WAIT- I almost forgot...

People, quite often, ask me which bindings I use.  My answer is always, "All of them"... and not necessarily as recommended above.  For example, I have a pair of everyday skis with Pivots on them, and that's ok,  I had the pivots from a previous pair of skis and just re-used them on the newer skis because they are still indemnified.  So, if you have an older pair of bindings off an older ski, and they're stillindemnified AND compatible with your boots and skis, re-use them if you want.  Ski stuff is expensive. 

Ski more, and spend that extra few bucks on a room at a resort, a new pair of poles, those boot heaters you've been wanting to get, or a cheeseburger and fries in the resort cafeteria (joke intended). 

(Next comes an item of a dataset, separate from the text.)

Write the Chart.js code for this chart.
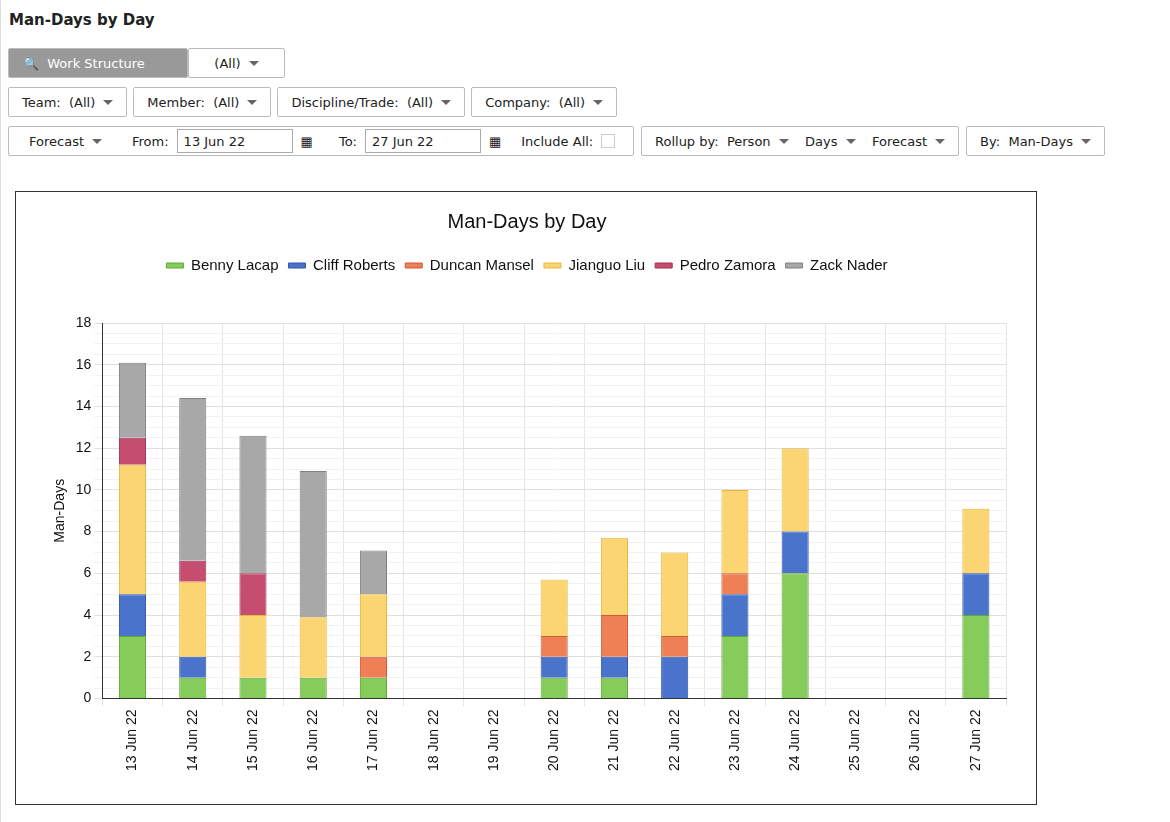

Do I weigh the above factors when buying all NEW stuff?  Yes, of course.  But, none of this is written in stone, and there's a lot of genre cross over. 

In the end, I have Elans with Tyrolias, Volkls, Nordicas, and Blizzards with Markers, Rossi's with Look, and Lines with Salomons.  Brand preference is your choice, and it's ok if you prefer one manufacturer over another, one genre over another, or one color over another.  Don't overthink it TOO much, and don't sit on the lift chair explaining to me why you think my gear sucks.  Just shut up and ski.  Talk to me on the lift about the chowder in the lodge or your preferred beer at the Mahogany Ridge.  I'm happy to talk about gear as long as you don't harsh on my stuff. 

...and TURN OFF YOUR DAMN BACKPACK SPEAKER ya Herb!